An Exercise in Irrelevance - Data-management on the Web Scale, Alon Halevy

This is a live blog from Neuroinformatics 2009.

Data management: View from 50,000 feet — dimensions are amount of structure and the number of data sources. More structure, less data sources.

Distinguishes between parallelisation and heterogeneity. Can distribute data across tables in an organised way — this is parallelisation; or, you can have lots of data, spread across resources, with multiple entities and with no common plan.

Outline — data integration and suggest data spaces as a solution.

Databases are so successful because it provides a level of abstraction over the data. Data integration is a higher level of abstraction still because you don’t have to worry how the data is stored or structured.

Mediated schema, uses a mediation language, a mapping tool, and then a set of wrappers over the datasources, which map them to a common syntax (relational database for example).

So, we know how to do it, but the cost of building data integration systems are really high. Creating the mediated schema or ontology is hard; sometimes it’s impossible. Mapping source to mediated schema can be a nightmare, because you need many people from both sides of the mediation. Are some automated systems, but human is always needed. Data level mappings (changing IDs, synonyms and so on). Social costs.

One of the problems with data integration is that it costs a lot early, but yields very little till quite a long time on, and it’s all done. What we really want is pay-as-you-go data management; want useful data out early and constantly.

Everytime human does something with data, they are telling you some information about the data. If you can capture this information then you can useful stuff with this.

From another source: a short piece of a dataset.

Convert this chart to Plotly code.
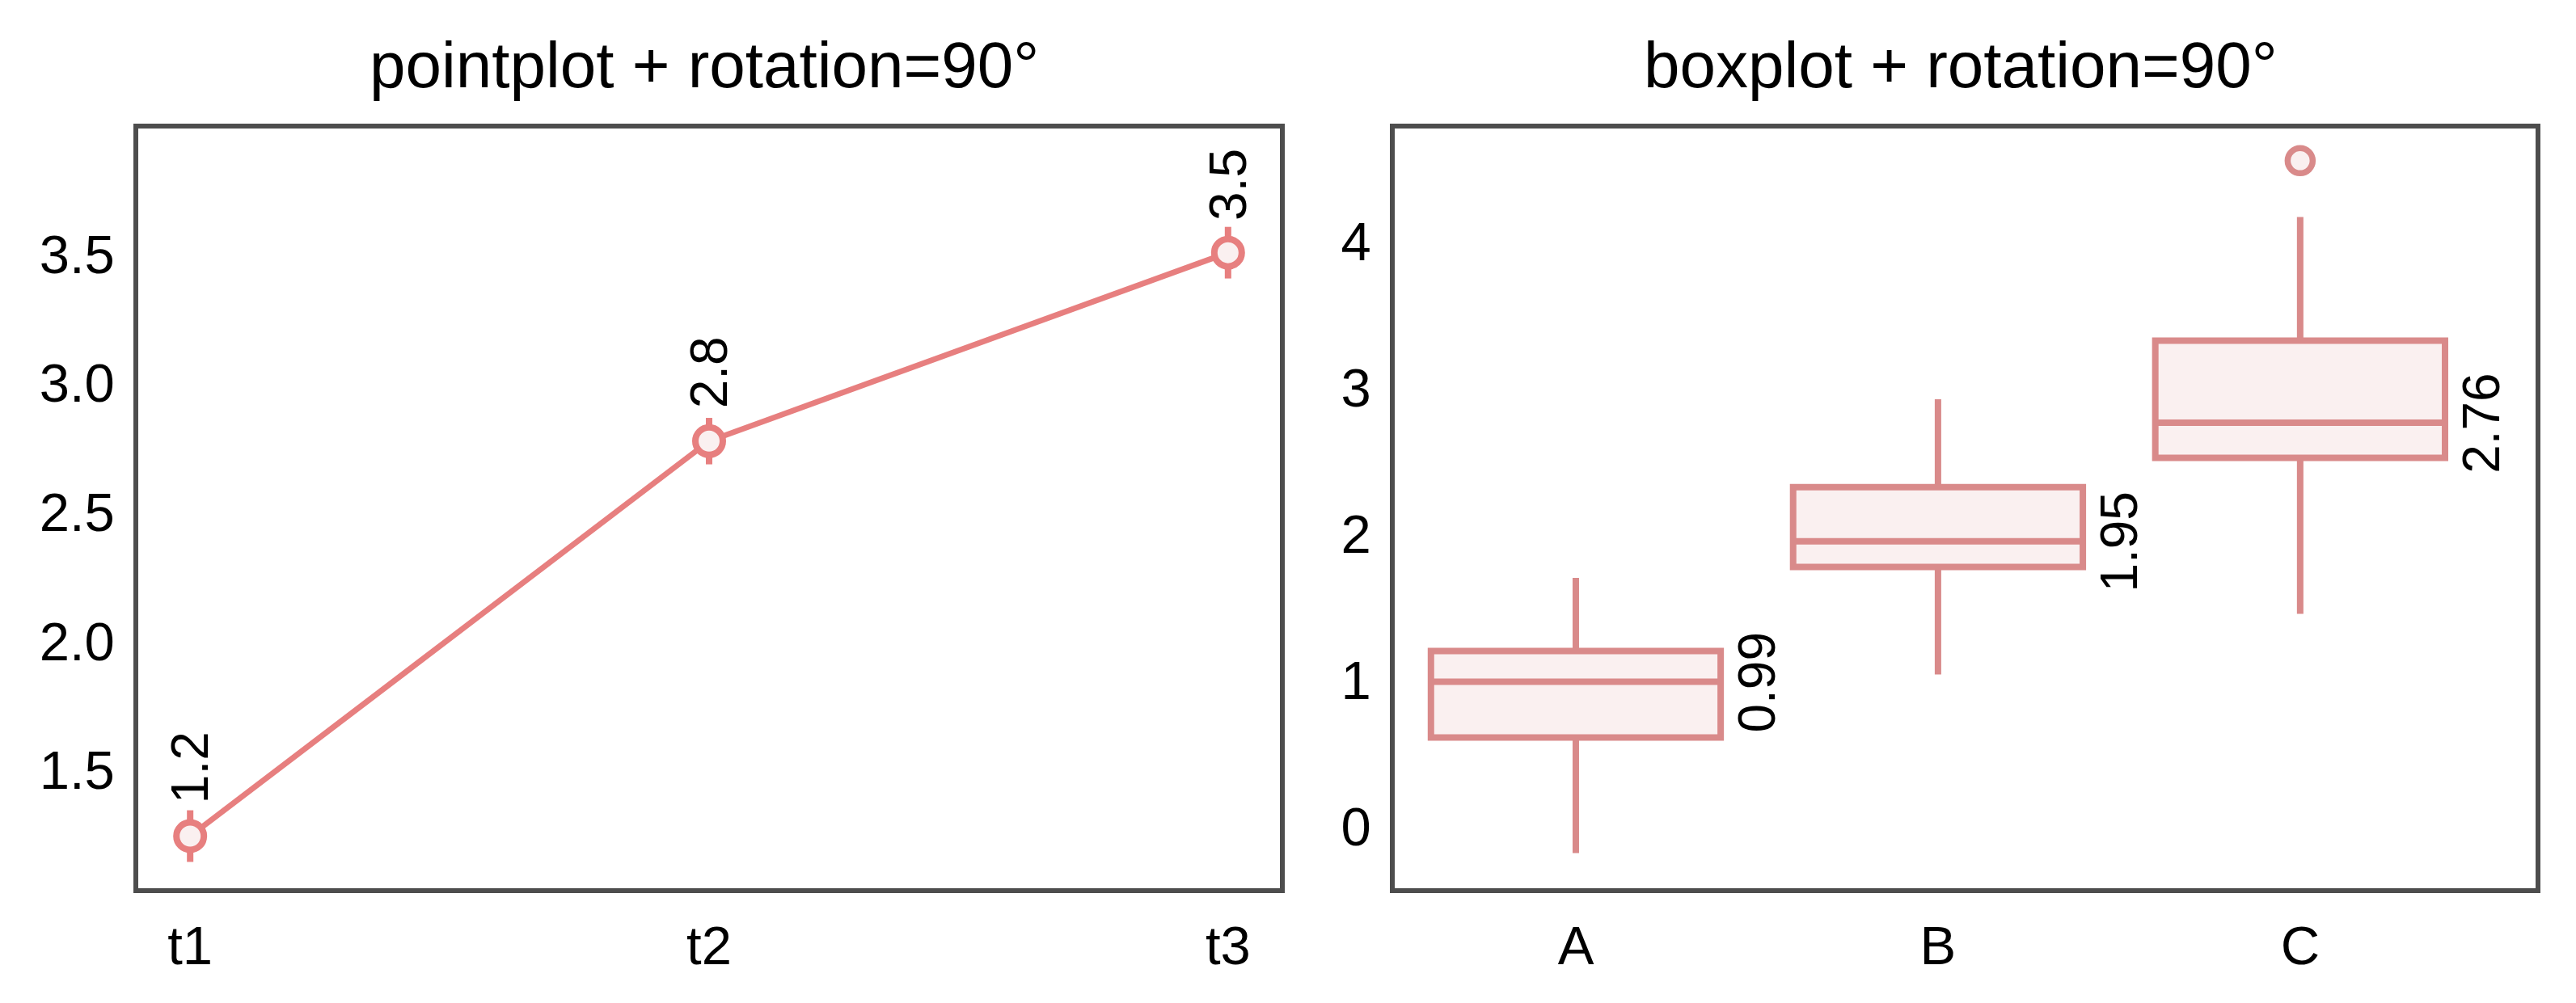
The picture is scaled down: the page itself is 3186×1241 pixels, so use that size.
import plotly.graph_objects as go

# ---------------- data ----------------
# left panel: pointplot
time_cats = ["t1", "t2", "t3"]
time_means = [1.245, 2.775, 3.505]
time_err = [0.10, 0.09, 0.10]

# right panel: boxplot (precomputed statistics)
groups = ["A", "B", "C"]
box_lower = [-0.18, 1.04, 1.455]
box_q1 = [0.61, 1.775, 2.52]
box_median = [0.99, 1.95, 2.76]
box_q3 = [1.20, 2.32, 3.32]
box_upper = [1.70, 2.92, 4.165]
outlier_group = ["C"]
outlier_value = [4.55]

left_ticks = [1.5, 2.0, 2.5, 3.0, 3.5]
right_ticks = [0, 1, 2, 3, 4]

# ---------------- style ----------------
# page body has an 8px default margin; compensate so the figure lines up
OFF = 8
W, H = 3186 - 2 * OFF, 1241 - 2 * OFF
FONT = "Liberation Sans, Arial, sans-serif"
POINT_COLOR = "#e77f7f"
BOX_COLOR = "#d98a8a"
FILL_COLOR = "#faf0f0"
FRAME = "#4d4d4d"
TICK_FS = 67
TITLE_FS = 80
LABEL_FS = 64


def px_x(p):
    return (p - OFF) / W


def px_y(p):
    return (H - (p - OFF)) / H


fig = go.Figure()

# pointplot
fig.add_trace(go.Scatter(
    x=time_cats, y=time_means,
    mode="lines+markers",
    line=dict(color=POINT_COLOR, width=7),
    marker=dict(size=34, color=FILL_COLOR, line=dict(color=POINT_COLOR, width=8)),
    error_y=dict(type="data", array=time_err, color=POINT_COLOR, thickness=8, width=0),
    xaxis="x", yaxis="y", showlegend=False,
))

# boxplot
fig.add_trace(go.Box(
    x=groups, q1=box_q1, median=box_median, q3=box_q3,
    lowerfence=box_lower, upperfence=box_upper,
    width=0.8, whiskerwidth=0,
    line=dict(color=BOX_COLOR, width=8),
    fillcolor=FILL_COLOR,
    boxpoints=False,
    xaxis="x2", yaxis="y2", showlegend=False,
))
fig.add_trace(go.Scatter(
    x=outlier_group, y=outlier_value, mode="markers",
    marker=dict(size=31, color=FILL_COLOR, line=dict(color=BOX_COLOR, width=7.5)),
    xaxis="x2", yaxis="y2", showlegend=False,
))

annotations = []
# value labels on pointplot
for c, v in zip(time_cats, time_means):
    annotations.append(dict(
        x=c, y=v, xref="x", yref="y", text=f"{v:.1f}",
        textangle=-90, showarrow=False, xanchor="center", yanchor="bottom",
        yshift=38, font=dict(size=LABEL_FS, color="black", family=FONT),
    ))
# median labels on boxplot
for i, (g, m) in enumerate(zip(groups, box_median)):
    annotations.append(dict(
        x=i + 0.5, y=m, xref="x2", yref="y2", text=f"{m:.2f}",
        textangle=-90, showarrow=False, xanchor="center", yanchor="middle",
        font=dict(size=LABEL_FS, color="black", family=FONT),
    ))

# subplot titles
dom1 = [px_x(171), px_x(1583)]
dom2 = [px_x(1725), px_x(3136)]
ydom = [px_y(1099), px_y(159)]
for dom, title in [(dom1, "pointplot + rotation=90°"), (dom2, "boxplot + rotation=90°")]:
    annotations.append(dict(
        x=(dom[0] + dom[1]) / 2, y=px_y(127), xref="paper", yref="paper",
        text=title, showarrow=False, xanchor="center", yanchor="bottom",
        xshift=-6,
        font=dict(size=TITLE_FS, color="black", family=FONT),
    ))

axis_common = dict(
    showline=True, mirror=True, linecolor=FRAME, linewidth=5.5,
    showgrid=False, zeroline=False, ticks="",
    tickfont=dict(size=TICK_FS, color="black", family=FONT),
)

fig.update_layout(
    width=W, height=H,
    margin=dict(l=0, r=0, t=0, b=0),
    paper_bgcolor="white", plot_bgcolor="white",
    font=dict(family=FONT, color="black"),
    xaxis=dict(domain=dom1, anchor="y", type="category", range=[-0.1, 2.1],
               ticklabelstandoff=8, **axis_common),
    yaxis=dict(domain=ydom, anchor="x", range=[1.043, 3.986],
               tickvals=left_ticks, ticktext=[f"{t:.1f}" for t in left_ticks],
               ticklabelstandoff=10, **axis_common),
    xaxis2=dict(domain=dom2, anchor="y2", type="category", range=[-0.5, 2.65],
                ticklabelstandoff=8, **axis_common),
    yaxis2=dict(domain=ydom, anchor="x2", range=[-0.42, 4.77],
                tickvals=right_ticks, ticktext=[str(t) for t in right_ticks],
                ticklabelstandoff=10, **axis_common),
    annotations=annotations,
)

fig.write_html("out.html")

Structured data on the web: the deep web, which is data behind forms; and two others. So, deep web. Knowledge which is not accessible through general purpose search engines — cars, houses and so on are examples of this. Uses data spaces as a way of doing this; learned different 5000 data sources in two months.

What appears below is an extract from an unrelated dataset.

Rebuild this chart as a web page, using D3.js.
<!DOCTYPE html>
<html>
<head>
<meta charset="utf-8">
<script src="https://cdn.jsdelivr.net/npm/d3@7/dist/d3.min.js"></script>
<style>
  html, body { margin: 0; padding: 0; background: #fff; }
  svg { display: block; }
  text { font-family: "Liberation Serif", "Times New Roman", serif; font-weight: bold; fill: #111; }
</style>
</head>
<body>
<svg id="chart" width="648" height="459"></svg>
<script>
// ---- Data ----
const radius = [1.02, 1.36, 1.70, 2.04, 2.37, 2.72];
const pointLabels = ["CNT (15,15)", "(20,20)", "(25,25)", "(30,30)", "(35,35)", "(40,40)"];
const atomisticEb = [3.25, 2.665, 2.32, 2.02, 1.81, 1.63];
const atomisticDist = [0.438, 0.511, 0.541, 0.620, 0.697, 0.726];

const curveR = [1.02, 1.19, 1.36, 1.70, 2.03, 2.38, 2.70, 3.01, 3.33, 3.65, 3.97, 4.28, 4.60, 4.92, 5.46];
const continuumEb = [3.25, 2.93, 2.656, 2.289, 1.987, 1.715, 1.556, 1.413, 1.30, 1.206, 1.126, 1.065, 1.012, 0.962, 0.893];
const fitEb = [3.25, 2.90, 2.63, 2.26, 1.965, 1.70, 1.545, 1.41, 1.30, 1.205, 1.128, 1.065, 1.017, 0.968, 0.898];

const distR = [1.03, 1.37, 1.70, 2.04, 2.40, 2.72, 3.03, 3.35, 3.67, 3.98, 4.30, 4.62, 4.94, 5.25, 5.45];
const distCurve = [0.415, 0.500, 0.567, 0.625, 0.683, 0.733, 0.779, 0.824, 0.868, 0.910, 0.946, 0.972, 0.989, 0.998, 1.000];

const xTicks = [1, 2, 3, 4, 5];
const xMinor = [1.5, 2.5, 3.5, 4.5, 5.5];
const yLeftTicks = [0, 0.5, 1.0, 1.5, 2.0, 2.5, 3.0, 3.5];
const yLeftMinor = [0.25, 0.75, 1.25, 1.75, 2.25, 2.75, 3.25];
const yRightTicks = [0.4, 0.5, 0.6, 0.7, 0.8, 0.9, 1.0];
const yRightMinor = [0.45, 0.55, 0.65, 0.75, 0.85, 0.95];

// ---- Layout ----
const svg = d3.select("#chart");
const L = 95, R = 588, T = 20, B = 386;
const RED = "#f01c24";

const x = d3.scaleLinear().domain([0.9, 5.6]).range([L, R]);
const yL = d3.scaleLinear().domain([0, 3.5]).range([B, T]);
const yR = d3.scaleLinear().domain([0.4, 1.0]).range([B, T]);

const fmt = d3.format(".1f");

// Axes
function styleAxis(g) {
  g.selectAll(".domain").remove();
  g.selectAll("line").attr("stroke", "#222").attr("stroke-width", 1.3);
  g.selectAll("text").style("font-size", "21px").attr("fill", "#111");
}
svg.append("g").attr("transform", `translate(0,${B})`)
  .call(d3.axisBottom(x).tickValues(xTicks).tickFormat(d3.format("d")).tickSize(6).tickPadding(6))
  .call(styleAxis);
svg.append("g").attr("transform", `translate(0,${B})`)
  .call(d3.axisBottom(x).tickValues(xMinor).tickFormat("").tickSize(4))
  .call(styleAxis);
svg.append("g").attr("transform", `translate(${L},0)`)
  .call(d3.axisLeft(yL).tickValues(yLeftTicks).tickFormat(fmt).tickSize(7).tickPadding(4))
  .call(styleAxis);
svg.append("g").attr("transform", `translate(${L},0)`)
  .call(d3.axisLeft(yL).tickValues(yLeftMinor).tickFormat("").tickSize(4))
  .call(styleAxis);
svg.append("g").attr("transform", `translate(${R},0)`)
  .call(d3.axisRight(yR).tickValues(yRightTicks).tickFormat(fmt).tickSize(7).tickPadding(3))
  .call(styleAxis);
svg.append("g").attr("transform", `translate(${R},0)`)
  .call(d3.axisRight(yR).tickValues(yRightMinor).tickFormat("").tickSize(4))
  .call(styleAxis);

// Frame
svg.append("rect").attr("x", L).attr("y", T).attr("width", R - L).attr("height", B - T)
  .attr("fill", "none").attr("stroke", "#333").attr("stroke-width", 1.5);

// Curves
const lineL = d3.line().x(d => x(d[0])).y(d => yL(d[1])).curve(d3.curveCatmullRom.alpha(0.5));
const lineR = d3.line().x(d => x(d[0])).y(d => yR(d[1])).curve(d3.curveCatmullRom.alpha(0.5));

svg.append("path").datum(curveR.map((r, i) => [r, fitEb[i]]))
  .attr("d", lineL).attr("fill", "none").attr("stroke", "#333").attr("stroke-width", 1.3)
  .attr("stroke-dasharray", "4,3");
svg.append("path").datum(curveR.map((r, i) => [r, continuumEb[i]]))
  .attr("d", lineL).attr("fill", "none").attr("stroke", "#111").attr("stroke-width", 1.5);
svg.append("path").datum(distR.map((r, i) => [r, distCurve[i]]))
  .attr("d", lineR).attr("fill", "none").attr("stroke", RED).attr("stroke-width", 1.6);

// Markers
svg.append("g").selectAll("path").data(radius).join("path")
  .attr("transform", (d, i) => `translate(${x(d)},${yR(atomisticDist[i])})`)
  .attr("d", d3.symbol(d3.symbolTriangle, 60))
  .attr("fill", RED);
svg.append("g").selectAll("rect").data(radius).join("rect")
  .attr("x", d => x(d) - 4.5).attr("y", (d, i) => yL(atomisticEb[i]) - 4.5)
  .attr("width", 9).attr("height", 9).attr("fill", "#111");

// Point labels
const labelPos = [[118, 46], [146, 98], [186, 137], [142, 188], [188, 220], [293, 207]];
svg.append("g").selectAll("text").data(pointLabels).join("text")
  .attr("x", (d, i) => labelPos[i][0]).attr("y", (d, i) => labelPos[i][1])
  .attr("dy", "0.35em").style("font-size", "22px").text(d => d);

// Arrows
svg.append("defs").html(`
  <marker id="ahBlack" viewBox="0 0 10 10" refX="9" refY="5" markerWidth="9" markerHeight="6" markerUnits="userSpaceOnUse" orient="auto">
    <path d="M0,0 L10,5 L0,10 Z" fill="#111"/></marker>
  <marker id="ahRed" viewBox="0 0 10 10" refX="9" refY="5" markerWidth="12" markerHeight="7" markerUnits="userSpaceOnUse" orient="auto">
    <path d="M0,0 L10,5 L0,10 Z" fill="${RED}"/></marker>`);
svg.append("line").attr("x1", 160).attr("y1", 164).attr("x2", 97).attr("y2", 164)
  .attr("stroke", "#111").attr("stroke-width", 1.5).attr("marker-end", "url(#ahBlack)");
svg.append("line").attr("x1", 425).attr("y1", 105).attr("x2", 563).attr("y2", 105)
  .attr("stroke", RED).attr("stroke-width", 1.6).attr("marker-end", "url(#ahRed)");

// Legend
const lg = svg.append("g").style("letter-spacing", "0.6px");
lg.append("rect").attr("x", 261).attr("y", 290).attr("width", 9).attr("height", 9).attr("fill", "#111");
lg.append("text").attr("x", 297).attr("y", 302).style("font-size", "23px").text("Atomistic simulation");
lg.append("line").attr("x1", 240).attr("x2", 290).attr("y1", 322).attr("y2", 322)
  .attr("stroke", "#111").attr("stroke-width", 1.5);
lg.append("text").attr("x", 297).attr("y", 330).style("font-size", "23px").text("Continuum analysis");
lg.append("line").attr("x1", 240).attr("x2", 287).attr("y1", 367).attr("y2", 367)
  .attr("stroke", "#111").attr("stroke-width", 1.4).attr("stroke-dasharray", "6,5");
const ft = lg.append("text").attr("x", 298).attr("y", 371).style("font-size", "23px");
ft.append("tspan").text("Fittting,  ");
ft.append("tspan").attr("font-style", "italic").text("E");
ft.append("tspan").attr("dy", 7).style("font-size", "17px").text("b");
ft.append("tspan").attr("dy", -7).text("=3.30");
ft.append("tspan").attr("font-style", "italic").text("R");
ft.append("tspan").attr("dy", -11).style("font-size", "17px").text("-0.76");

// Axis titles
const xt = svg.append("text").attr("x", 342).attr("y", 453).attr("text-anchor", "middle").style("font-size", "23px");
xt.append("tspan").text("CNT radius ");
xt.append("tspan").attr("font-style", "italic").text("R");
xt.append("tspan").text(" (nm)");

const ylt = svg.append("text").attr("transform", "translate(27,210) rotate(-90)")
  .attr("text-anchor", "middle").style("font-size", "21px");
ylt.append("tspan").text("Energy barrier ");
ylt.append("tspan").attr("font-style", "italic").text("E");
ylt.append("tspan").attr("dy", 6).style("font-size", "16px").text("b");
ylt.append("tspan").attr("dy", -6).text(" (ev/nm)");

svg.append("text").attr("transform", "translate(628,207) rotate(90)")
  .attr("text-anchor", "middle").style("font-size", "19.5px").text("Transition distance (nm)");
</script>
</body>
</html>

One possible way to access the deep web is to put queries against web forms. Have to guess what to put in; one way is to just use words on the form page in the first place. Currently, google gives much knowledge from this deep web; has the biggest impact on the deep web.

Web tables; can we exploit the knowledge from the tables better. There are 14billion tables on the web, of which about 154million are interesting — rest formatting or whatever. First problem is to identify schema elements; these are expressible in HTML but actually no one uses it. So have to guess. They got 2.6 million schemas. Would be good to put these into automcomplete (although not sure where).

Fusion tables lets you upload data and collaborate on the visualisation of it. Changes the visualisation options depending on the data types.

Conclusions — bottom up data-integration, which is more realistic than top-down. Dataspaces are an approach. Fusion tables is good.